Two other marketing tactics we implemented are:
Website translation. Since our main offering is multilingual voiceovers, it makes sense to translate our site to several major languages, as it would be easier to compete for higher rankings in non-English speaking countries. We’ve translated the site to Spanish, and we have three other languages in Beta.
Badges. We plan to implement badges that voice actors can place on their site, which will point to their profiles on the site and provide us with more backlinks. The idea is to gain more clients this way that would work with additional voice actors for future projects.
Books I recommend:
Atomic Habits by James Clear
The 4-Hour Workweek by Tim Ferriss
Platform Revolution by Geoffrey Parker
The Lean Startup by Eric Ries
The Power of Now by Eckhart Tolle
Mind Hacking by Sir John Hargrave
Podcasts I listen to (when I have time):
My Wife Quit Her Job
The Tony Robbins Podcast
The Blogging Millionaire
Our online platform’s customer base is growing, and online sales currently drive about 50% of our overall revenue.

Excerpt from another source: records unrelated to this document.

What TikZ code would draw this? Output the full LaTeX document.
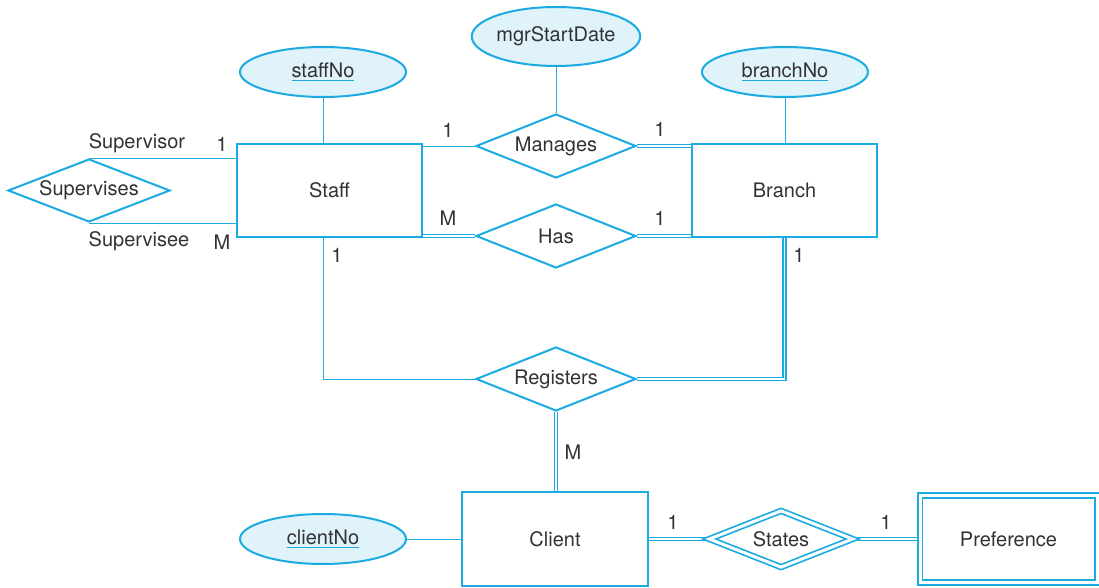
\documentclass[tikz,border=0pt]{standalone}
\usepackage{fontspec}
\setmainfont{TeX Gyre Heros}
\usetikzlibrary{shapes.geometric,backgrounds}
\definecolor{erblue}{RGB}{27,170,226}
\definecolor{erfill}{RGB}{224,243,251}
\definecolor{ertext}{RGB}{50,50,50}
\newcommand{\pkey}[1]{{\color{erblue}\underline{\textcolor{ertext}{#1}}}}
\begin{document}
\begin{tikzpicture}[x=0.5pt, y=-0.5pt, line width=1pt,
    every node/.style={text=ertext, font=\fontsize{10}{12}\selectfont},
    entity/.style={draw=erblue, rectangle, inner sep=0pt},
    weakentity/.style={entity, line width=0.85pt, double, double distance=1.5pt},
    relation/.style={draw=erblue, diamond, inner sep=0pt, aspect=2.5},
    weakrel/.style={relation, line width=0.85pt, double, double distance=1.5pt},
    attrib/.style={draw=erblue, fill=erfill, ellipse, inner sep=0pt},
    link/.style={draw=erblue},
    full/.style={draw=erblue, line width=0.75pt, double, double distance=0.75pt}]
  \useasboundingbox (0,0) rectangle (1099,588);

  % 1. entities
  \node[entity, minimum width=92.5pt, minimum height=46.5pt] (Staff) at (329.5,190.5) {Staff};
  \node[entity, minimum width=92.5pt, minimum height=46.5pt] (Branch) at (784.5,190.5) {Branch};
  \node[entity, minimum width=93pt, minimum height=47pt] (Client) at (555,539) {Client};
  \node[weakentity, minimum width=88.5pt, minimum height=43.5pt] (Preference) at (1008.5,539) {Preference};

  % 2. relationships
  \node[relation, minimum width=81pt, minimum height=31.5pt] (Supervises) at (89,190.5) {Supervises};
  \node[relation, minimum width=80pt, minimum height=32pt] (Manages) at (556,146) {Manages};
  \node[relation, minimum width=80pt, minimum height=32pt] (Has) at (556,236) {Has};
  \node[relation, minimum width=80pt, minimum height=32pt] (Registers) at (556,379) {Registers};
  \node[weakrel, minimum width=72pt, minimum height=28.5pt] (States) at (781,539) {States};

  % 3. attributes
  \node[attrib, minimum width=83pt, minimum height=25pt] (staffNo) at (323,72) {\pkey{staffNo}};
  \node[attrib, minimum width=84pt, minimum height=29.5pt] (mgrStartDate) at (556,36.5) {mgrStartDate};
  \node[attrib, minimum width=83pt, minimum height=25pt] (branchNo) at (785,72) {\pkey{branchNo}};
  \node[attrib, minimum width=83pt, minimum height=25pt] (clientNo) at (323,539) {\pkey{clientNo}};

  % 4. connectors
  \begin{scope}[on background layer]
    \draw[link] (staffNo.south) -- (staffNo.south |- Staff.north);
    \draw[link] (mgrStartDate.south) -- (Manages.north);
    \draw[link] (branchNo.south) -- (branchNo.south |- Branch.north);
    \draw[link] (clientNo.east) -- (Client.west);
    \draw[link] (Supervises.north) -- (Supervises.north -| Staff.west);
    \draw[link] (Supervises.south) -- (Supervises.south -| Staff.west);
    \draw[link] (Manages.west) -- (Manages.west -| Staff.east);
    \draw[full] (Manages.east) -- (Manages.east -| Branch.west);
    \draw[full] (Has.west) -- (Has.west -| Staff.east);
    \draw[full] (Has.east) -- (Has.east -| Branch.west);
    \draw[link] (Registers.west) -| (staffNo.south |- Staff.south);
    \draw[full] (Registers.east) -| (Branch.south);
    \draw[full] (Registers.south) -- (Registers.south |- Client.north);
    \draw[full] (Client.east) -- (States.west);
    \draw[full] (States.east) -- (Preference.west);
  \end{scope}

  % 5. roles and cardinalities
  \node (lblSupervisor) at (137,143) {Supervisor};
  \node (cSupOne) at (222,144) {1};
  \node (lblSupervisee) at (139,241) {Supervisee};
  \node (cSupMany) at (222,242) {M};
  \node (cMgrStaff) at (448,130) {1};
  \node (cMgrBranch) at (660,129) {1};
  \node (cHasStaff) at (448,218) {M};
  \node (cHasBranch) at (660,218) {1};
  \node (cRegStaff) at (337,255) {1};
  \node (cRegBranch) at (799,255) {1};
  \node (cRegClient) at (573,452) {M};
  \node (cStClient) at (673,522) {1};
  \node (cStPref) at (886,522) {1};
\end{tikzpicture}
\end{document}
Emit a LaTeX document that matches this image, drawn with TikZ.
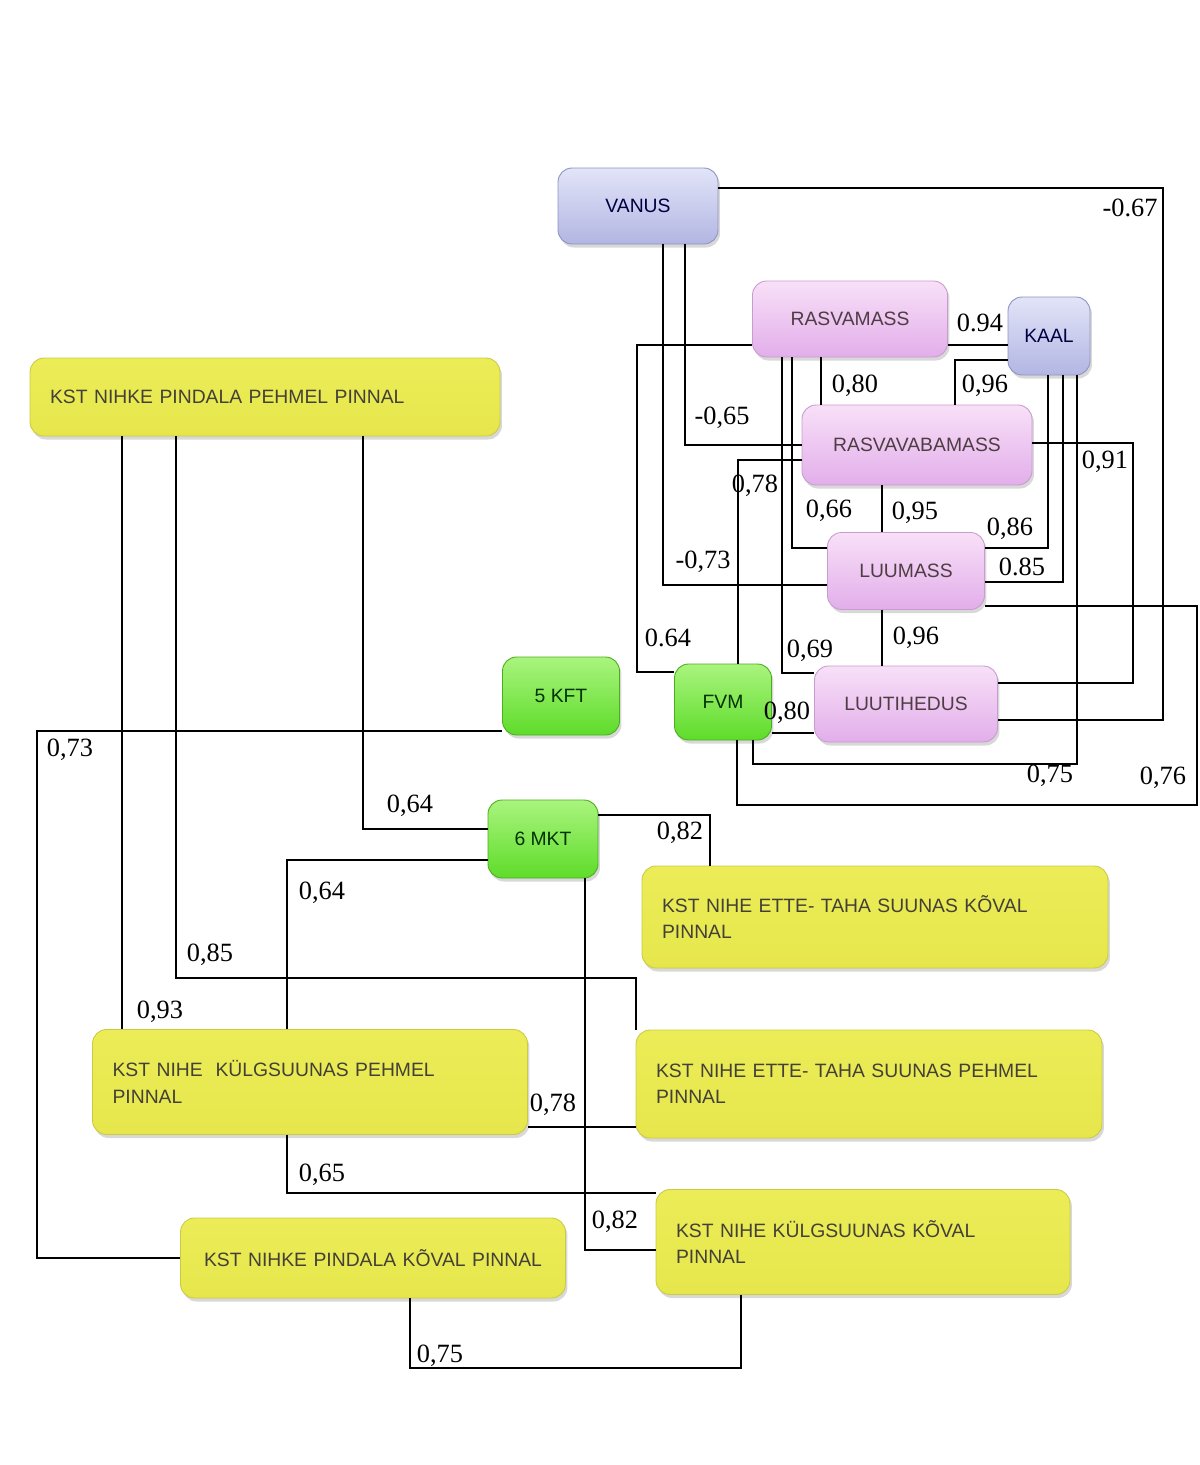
\documentclass[tikz,border=0pt]{standalone}
\usepackage{fontspec}
\setmainfont{Liberation Serif}
\setsansfont{Liberation Sans}
\usetikzlibrary{shadows}

\definecolor{blutop}{HTML}{E2E4F8}
\definecolor{blubot}{HTML}{B2B6E2}
\definecolor{bluedge}{HTML}{8E94C2}
\definecolor{pnktop}{HTML}{F8E0F8}
\definecolor{pnkbot}{HTML}{E2AEEA}
\definecolor{pnkedge}{HTML}{C89CCE}
\definecolor{grntop}{HTML}{AAF47E}
\definecolor{grnbot}{HTML}{5EDC2A}
\definecolor{grnedge}{HTML}{4AAE1E}
\definecolor{ylwtop}{HTML}{ECEC58}
\definecolor{ylwmid}{HTML}{F8F89A}
\definecolor{ylwbot}{HTML}{E6E64C}
\definecolor{ylwedge}{HTML}{CACA44}

\begin{document}
\begin{tikzpicture}
        [x=0.02cm,y=-0.02cm,line width=1.1pt,
         box/.style={rounded corners=0.28cm,line width=0.5pt,inner sep=0pt,
           font=\sffamily\fontsize{11}{15}\selectfont,
           drop shadow={opacity=0.3,shadow xshift=0.04cm,shadow yshift=-0.07cm}},
         blu/.style={box,draw=bluedge,top color=blutop,bottom color=blubot,text=black!75!blue},
         pnk/.style={box,draw=pnkedge,top color=pnktop,bottom color=pnkbot,text=black!80!magenta},
         grn/.style={box,draw=grnedge,top color=grntop,bottom color=grnbot,text=black!80!green},
         ylw/.style={box,draw=ylwedge,top color=ylwtop,middle color=ylwmid,bottom color=ylwbot,
           text=black!85!yellow,inner xsep=0.4cm,align=left},
         lbl/.style={font=\fontsize{15}{15}\selectfont,inner sep=0pt}]
        \useasboundingbox[fill=white] (0,0) rectangle (1200,1465);

        \node[blu,minimum width=3.2cm,minimum height=1.52cm] (vanus) at (638,206) {VANUS};
        \node[pnk,minimum width=3.9cm,minimum height=1.52cm] (rasva) at (850,319) {RASVAMASS};
        \node[blu,minimum width=1.64cm,minimum height=1.56cm] (kaal) at (1049,336) {KAAL};
        \node[pnk,minimum width=4.6cm,minimum height=1.6cm] (rvaba) at (917,445) {RASVAVABAMASS};
        \node[pnk,minimum width=3.14cm,minimum height=1.54cm] (luumass) at (906,571) {LUUMASS};
        \node[pnk,minimum width=3.66cm,minimum height=1.52cm] (luutih) at (906,704) {LUUTIHEDUS};
        \node[grn,minimum width=1.94cm,minimum height=1.52cm] (fvm) at (723,702) {FVM};
        \node[grn,minimum width=2.34cm,minimum height=1.56cm] (kpt5) at (561,696) {5 KFT};
        \node[grn,minimum width=2.2cm,minimum height=1.56cm] (mkt6) at (543,839) {6 MKT};

        \node[ylw,text width=8.6cm,minimum height=1.56cm] (pehPind) at (265,397)
            {KST NIHKE PINDALA PEHMEL PINNAL};
        \node[ylw,text width=8.52cm,minimum height=2.04cm] (etteKov) at (875,917)
            {KST NIHE ETTE- TAHA SUUNAS KÕVAL\\PINNAL};
        \node[ylw,text width=7.9cm,minimum height=2.1cm] (kulgPeh) at (310,1082)
            {KST NIHE~ KÜLGSUUNAS PEHMEL\\PINNAL};
        \node[ylw,text width=8.52cm,minimum height=2.16cm] (ettePeh) at (869,1084)
            {KST NIHE ETTE- TAHA SUUNAS PEHMEL\\PINNAL};
        \node[ylw,text width=6.9cm,align=center,minimum height=1.6cm] (kovPind) at (373,1258)
            {KST NIHKE PINDALA KÕVAL PINNAL};
        \node[ylw,text width=7.48cm,minimum height=2.1cm] (kulgKov) at (863,1242)
            {KST NIHE KÜLGSUUNAS KÕVAL\\PINNAL};

        % connectors
        \draw (vanus.east |- 0,188) -- (1163,188) -- (1163,720) -- (luutih.east |- 0,720);
        \draw (vanus.south -| 685,0) -- (685,445) -- (rvaba.west |- 0,445);
        \draw (vanus.south -| 663,0) -- (663,585) -- (luumass.west |- 0,585);
        \draw (rasva.west |- 0,345) -- (637,345) -- (637,672) -- (fvm.west |- 0,672);
        \draw (rasva.south -| 821,0) -- (rvaba.north -| 821,0);
        \draw (rasva.south -| 792,0) -- (792,548) -- (luumass.west |- 0,548);
        \draw (rasva.south -| 782,0) -- (782,673) -- (luutih.west |- 0,673);
        \draw (rasva.east |- 0,345) -- (kaal.west |- 0,345);
        \draw (kaal.west |- 0,360) -- (955,360) -- (rvaba.north -| 955,0);
        \draw (rvaba.south -| 882,0) -- (luumass.north -| 882,0);
        \draw (luumass.south -| 882,0) -- (luutih.north -| 882,0);
        \draw (kaal.south -| 1048,0) -- (1048,548) -- (luumass.east |- 0,548);
        \draw (kaal.south -| 1063,0) -- (1063,582) -- (luumass.east |- 0,582);
        \draw (kaal.south -| 1077,0) -- (1077,764) -- (753,764) -- (fvm.south -| 753,0);
        \draw (rvaba.east |- 0,443) -- (1133,443) -- (1133,683) -- (luutih.east |- 0,683);
        \draw (luumass.east |- 0,606) -- (1197,606) -- (1197,805) -- (737,805) -- (fvm.south -| 737,0);
        \draw (rvaba.west |- 0,460) -- (738,460) -- (fvm.north -| 738,0);
        \draw (fvm.east |- 0,733) -- (luutih.west |- 0,733);
        \draw (kpt5.west |- 0,731) -- (37,731) -- (37,1258) -- (kovPind.west |- 0,1258);
        \draw (pehPind.south -| 363,0) -- (363,829) -- (mkt6.west |- 0,829);
        \draw (pehPind.south -| 122,0) -- (kulgPeh.north -| 122,0);
        \draw (pehPind.south -| 176,0) -- (176,978) -- (636,978) -- (ettePeh.north -| 636,0);
        \draw (mkt6.west |- 0,860) -- (287,860) -- (kulgPeh.north -| 287,0);
        \draw (mkt6.east |- 0,815) -- (710,815) -- (etteKov.north -| 710,0);
        \draw (mkt6.south -| 585,0) -- (585,1250) -- (kulgKov.west |- 0,1250);
        \draw (kulgPeh.east |- 0,1127) -- (ettePeh.west |- 0,1127);
        \draw (kulgPeh.south -| 287,0) -- (287,1193) -- (kulgKov.west |- 0,1193);
        \draw (kovPind.south -| 410,0) -- (410,1368) -- (741,1368) -- (kulgKov.south -| 741,0);

        % correlations
        \foreach \x/\y/\t [count=\i] in {1130/208/-0.67, 980/323/0.94, {855/386/0,80}, {985/386/0,96},
            {722/418/-0,65}, {1105/462/0,91}, {755/486/0,78}, {829/511/0,66}, {915/513/0,95},
            {1010/529/0,86}, {703/562/-0,73}, 1022/567/0.85, 668/638/0.64, {810/651/0,69},
            {916/638/0,96}, {787/713/0,80}, {1050/776/0,75}, {1163/778/0,76}, {70/750/0,73},
            {410/806/0,64}, {680/833/0,82}, {322/893/0,64}, {210/955/0,85}, {160/1012/0,93},
            {553/1105/0,78}, {322/1175/0,65}, {615/1222/0,82}, {440/1356/0,75}}
            \node[lbl] (c\i) at (\x,\y) {\t};

      \end{tikzpicture}
\end{document}
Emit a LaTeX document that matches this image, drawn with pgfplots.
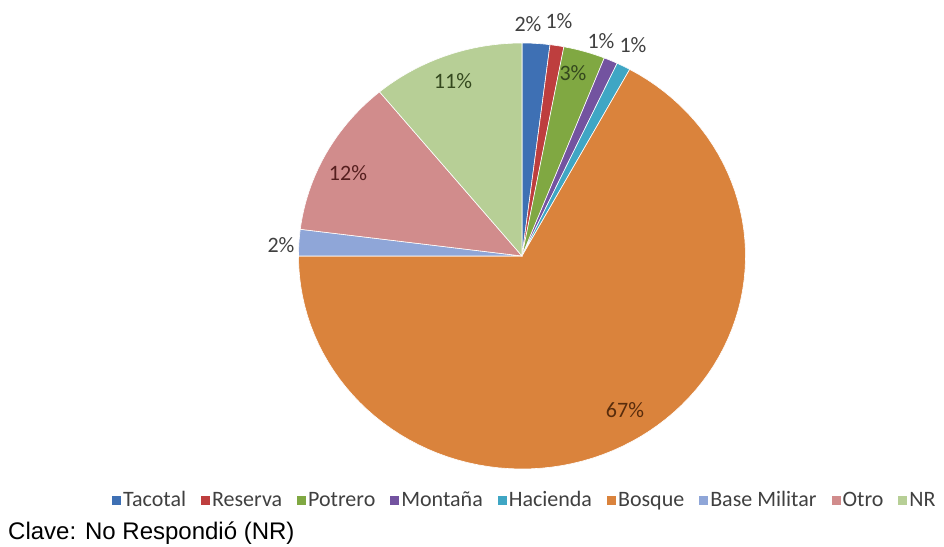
\documentclass[border=0pt]{standalone}
\usepackage{pgfplots}
\pgfplotsset{compat=1.18}
\usepackage{pgfplotstable}
\usepackage{fontspec}
\setmainfont{Carlito}
\newfontfamily\arialfont{Liberation Sans}

\definecolor{slice0}{RGB}{62,112,180}
\definecolor{slice1}{RGB}{190,62,62}
\definecolor{slice2}{RGB}{128,168,66}
\definecolor{slice3}{RGB}{115,83,160}
\definecolor{slice4}{RGB}{63,166,196}
\definecolor{slice5}{RGB}{218,131,60}
\definecolor{slice6}{RGB}{143,166,216}
\definecolor{slice7}{RGB}{209,140,140}
\definecolor{slice8}{RGB}{183,207,150}
\definecolor{lblgray}{RGB}{64,64,64}
\definecolor{dkgreen}{RGB}{52,72,30}
\definecolor{dkred}{RGB}{85,30,30}
\definecolor{dkbrown}{RGB}{88,44,12}

\pgfplotstableread{
name value
Tacotal 2
Reserva 1
Potrero 3
Montana 1
Hacienda 1
Bosque 67
BaseMilitar 2
Otro 12
NR 11
}\piedata

\begin{document}
\begin{tikzpicture}
\begin{axis}[
  scale only axis, width=944pt, height=546pt,
  xmin=0, xmax=944, ymin=0, ymax=546,
  hide axis, clip=false,
  legend columns=-1,
  legend entries={Tacotal,Reserva,Potrero,Montaña,Hacienda,Bosque,Base Militar,Otro,NR},
  legend style={draw=none, fill=none, text=lblgray,
    font=\fontsize{22}{26}\selectfont,
    at={(0.556,0.0842)}, anchor=center,
    nodes={inner sep=2pt},
    /tikz/every even column/.append style={column sep=13pt}},
  legend image code/.code={\path[#1, draw=none] (0pt,-4.5pt) rectangle (9pt,4.5pt);},
]
\def\cum{0}
\pgfplotsforeachungrouped \i in {0,...,8}{%
  \pgfplotstablegetelem{\i}{value}\of\piedata
  \let\val\pgfplotsretval
  \pgfmathsetmacro\angA{90-3.6*\cum}%
  \pgfmathsetmacro\angB{90-3.6*(\cum+\val)}%
  \pgfmathsetmacro\cum{\cum+\val}%
  \edef\doslice{\noexpand\addplot[fill=slice\i, draw=white, line width=0.6pt, domain=\angB:\angA, samples=90, variable=\noexpand\t] ({522+223.5*cos(\noexpand\t)},{290+213*sin(\noexpand\t)}) -- (axis cs:522,290) -- cycle;}%
  \doslice
}
\begin{scope}[font=\fontsize{22}{26}\selectfont]
\node[text=lblgray] at (axis cs:528,522) {2\%};
\node[text=lblgray] at (axis cs:559,525) {1\%};
\node[text=dkgreen] at (axis cs:573,473) {3\%};
\node[text=lblgray] at (axis cs:601,505) {1\%};
\node[text=lblgray] at (axis cs:633,501) {1\%};
\node[text=dkbrown] at (axis cs:625,136) {67\%};
\node[text=lblgray] at (axis cs:281,301) {2\%};
\node[text=dkred] at (axis cs:348,373) {12\%};
\node[text=dkgreen] at (axis cs:453,465) {11\%};
\end{scope}
\node[anchor=base west, inner sep=0pt, font=\arialfont\fontsize{24}{28}\selectfont] at (axis cs:8,6.5) {Clave: No Respondió (NR)};
\end{axis}
\pgfresetboundingbox
\path (current axis.south west) rectangle (current axis.north east);
\end{tikzpicture}
\end{document}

Users who initiate a project on our site are 37% likely to fund it.
18.5% of our customers are returning customers.
I would like to bring the last figure to 25% through our drip campaigns by the end of the year.
I would like to bring online sales to 90% and limit offline sales to our older clients.
This year I plan to increase traffic substantially through content and email marketing, as well as site translation and affiliate marketing.
The goal is to bring our current revenue to 100K per month and double that next year.
Very often we fall in love with a business idea without thinking if there’s a market for it or whether our business model will actually attract buyers.
Understand that your final product can be very different from what you envisioned after having listened to users and fine-tuning it.
Be ready and willing to make a lot of mistakes and learn from them. Be ready to fail and start over. There’s absolutely no shame in failing.
Take the plunge. Sometimes over-planning puts us in “analysis-paralysis mode,” and we end up not doing anything.
Don’t be afraid of competition. Find a way to differentiate your offering and pitch the hell out of it!